Monumental moments can also change how we treat the holidays. It could be a divorce, the death of a loved one or even family differences.


Tabby Mwende* (not her real name) lost her husband four years ago and the relationship between her and her in-laws has not been rosy. To make it worse, the timing of Christmas, which happens to be the season the husband died is a dull moment that brings with it gloom and dark thoughts.

“I have found it hard to spend the holiday at my in-laws since. I opt to spend time with a close friend or my brothers and sisters. I no longer plan for a big celebration as I used to do when my husband and I would lead those family feasts. Times have changed for me,” she says.

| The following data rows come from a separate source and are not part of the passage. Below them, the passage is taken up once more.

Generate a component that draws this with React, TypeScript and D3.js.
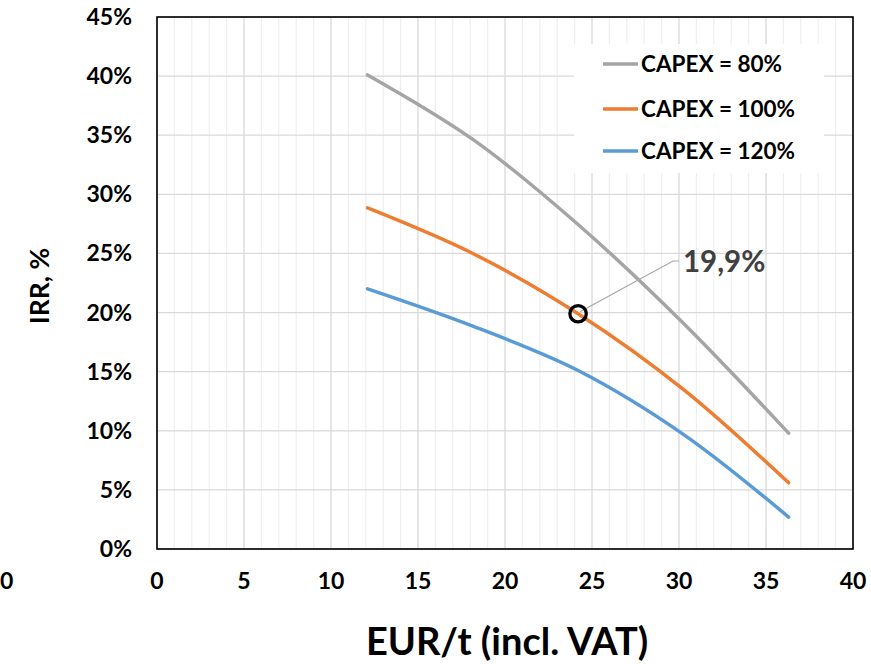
import React from "react";
import * as d3 from "d3";

const xValues = [12.1, 18.15, 24.2, 30.25, 36.3];
const capex80 = [40.1, 34.65, 27.45, 19.1, 9.8];
const capex100 = [28.85, 25.0, 19.9, 13.5, 5.6];
const capex120 = [22.0, 18.85, 15.1, 9.7, 2.7];
const seriesNames = ["CAPEX = 80%", "CAPEX = 100%", "CAPEX = 120%"];
const seriesColors = ["#A5A5A5", "#ED7D31", "#5B9BD5"];
const xTicks = [0, 5, 10, 15, 20, 25, 30, 35, 40];
const yTicks = [0, 5, 10, 15, 20, 25, 30, 35, 40, 45];
const markerPoint = { x: 24.2, y: 19.9, label: "19,9%" };

const W = 871;
const H = 664;
const FONT = "Lato, 'Open Sans', sans-serif";

export default function App() {
  const x = d3.scaleLinear().domain([0, 40]).range([157, 853]);
  const y = d3.scaleLinear().domain([0, 45]).range([549, 17]);
  const series = [capex80, capex100, capex120];
  const line = d3
    .line<number>()
    .x((_, i) => x(xValues[i]))
    .y((d) => y(d))
    .curve(d3.curveCatmullRom.alpha(0.5));

  const minor = d3.range(0, 41, 1).filter((v) => v % 5 !== 0);
  const mx = x(markerPoint.x);
  const my = y(markerPoint.y);

  const legendX = 574;
  const legendY = 44;
  const legendRows = [64, 109, 151];

  return (
    <svg
      width={W}
      height={H}
      style={{ position: "absolute", left: 0, top: 0, background: "#fff" }}
    >
      <rect x={0} y={0} width={W} height={H} fill="#fff" />
      {minor.map((v) => (
        <line
          key={"mv" + v}
          x1={x(v)}
          x2={x(v)}
          y1={y(45)}
          y2={y(0)}
          stroke="#EFEFEF"
          strokeWidth={1.2}
        />
      ))}
      {xTicks.map((v) => (
        <line
          key={"Mv" + v}
          x1={x(v)}
          x2={x(v)}
          y1={y(45)}
          y2={y(0)}
          stroke="#D9D9D9"
          strokeWidth={1.3}
        />
      ))}
      {yTicks.map((v) => (
        <line
          key={"h" + v}
          x1={x(0)}
          x2={x(40)}
          y1={y(v)}
          y2={y(v)}
          stroke="#D9D9D9"
          strokeWidth={1.3}
        />
      ))}
      <rect x={legendX} y={legendY} width={250} height={129} fill="#fff" />
      <rect
        x={x(0)}
        y={y(45)}
        width={x(40) - x(0)}
        height={y(0) - y(45)}
        fill="none"
        stroke="#000"
        strokeWidth={1.6}
      />
      {series.map((s, i) => (
        <path
          key={"s" + i}
          d={line(s) || ""}
          fill="none"
          stroke={seriesColors[i]}
          strokeWidth={3.5}
          strokeLinecap="round"
          strokeLinejoin="round"
        />
      ))}
      <polyline
        points={`${mx + 2},${my - 2} ${673},${261} ${679},${261}`}
        fill="none"
        stroke="#A6A6A6"
        strokeWidth={1.2}
      />
      <circle cx={mx} cy={my} r={8.2} fill="none" stroke="#000" strokeWidth={3.3} />
      <text
        x={683}
        y={272}
        fontFamily={FONT}
        fontWeight={700}
        fontSize={29.5}
        fill="#404040"
      >
        {markerPoint.label}
      </text>
      {seriesNames.map((n, i) => (
        <g key={"l" + i}>
          <line
            x1={603}
            x2={638}
            y1={legendRows[i]}
            y2={legendRows[i]}
            stroke={seriesColors[i]}
            strokeWidth={3.5}
          />
          <text
            x={641}
            y={legendRows[i] + 8}
            fontFamily={FONT}
            fontWeight={700}
            fontSize={22.5}
            fill="#000"
          >
            {n}
          </text>
        </g>
      ))}
      {yTicks.map((v) => (
        <text
          key={"yt" + v}
          x={132}
          y={y(v) + 8}
          textAnchor="end"
          fontFamily={FONT}
          fontWeight={700}
          fontSize={23}
          fill="#000"
        >
          {v + "%"}
        </text>
      ))}
      {xTicks.map((v) => (
        <text
          key={"xt" + v}
          x={x(v)}
          y={589}
          textAnchor="middle"
          fontFamily={FONT}
          fontWeight={700}
          fontSize={23}
          fill="#000"
        >
          {v}
        </text>
      ))}
      <text
        x={0}
        y={589}
        textAnchor="start"
        fontFamily={FONT}
        fontWeight={700}
        fontSize={23}
        fill="#000"
      >
        0
      </text>
      <text
        x={507}
        y={655}
        textAnchor="middle"
        fontFamily={FONT}
        fontWeight={700}
        fontSize={38}
        fill="#000"
      >
        EUR/t (incl. VAT)
      </text>
      <text
        transform={`translate(49, ${(y(0) + y(45)) / 2 + 3}) rotate(-90)`}
        textAnchor="middle"
        fontFamily={FONT}
        fontWeight={700}
        fontSize={26.5}
        fill="#000"
      >
        IRR, %
      </text>
    </svg>
  );
}
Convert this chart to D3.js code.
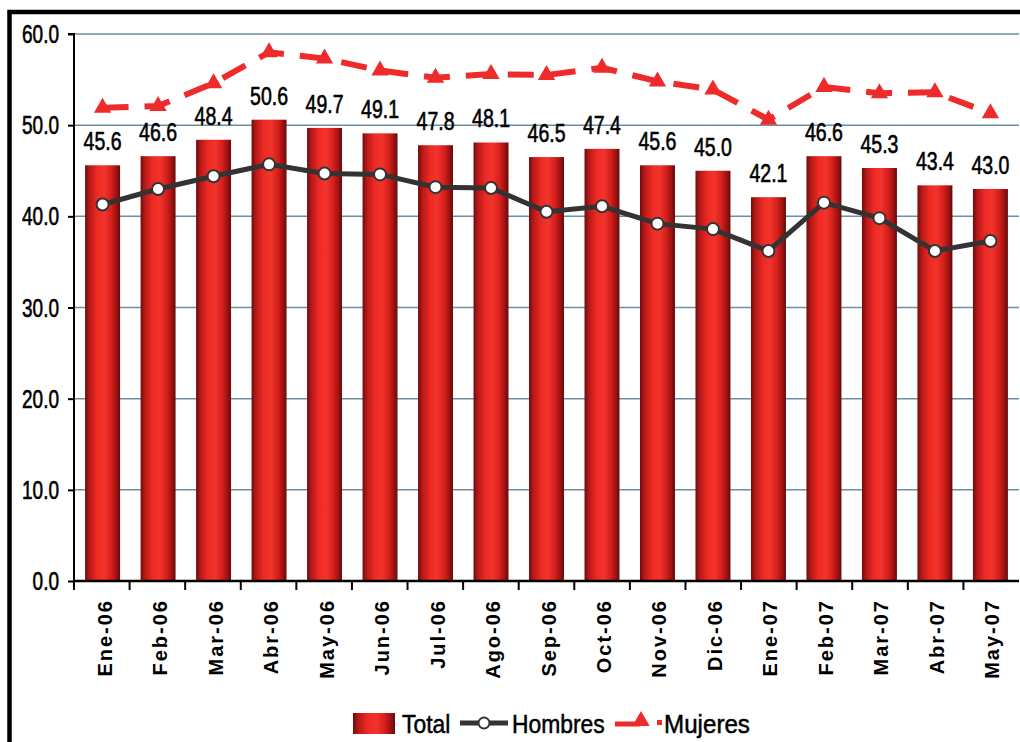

Trying to please everyone in your care for them during the holidays by devoting hours and days of visits and being together can be overwhelming. While the challenges of adjusting to the realities of an expanded family and changing priorities remain real there is a need for understanding from everyone why these changes are necessary.

Gabriel Gichuru, a 68-year-old is a retired civil servant. Together with his wife, ditched family holiday festivals and traditions years ago after they had their firstborn. They would stay at their South C, Nairobi, residence and invite any of their relatives or friends who would be available for the Christmas feast.

As much as Gichuru’s mother, their only surviving parent, would want time with them, it became more clear that Gichuru and his wife had to get time to celebrate with their children.

Now, their children are grown and married. The in-laws are more. It is back to reset as Gichuru’s children have their plans – and their children too are calling for flexibility in Christmas plans.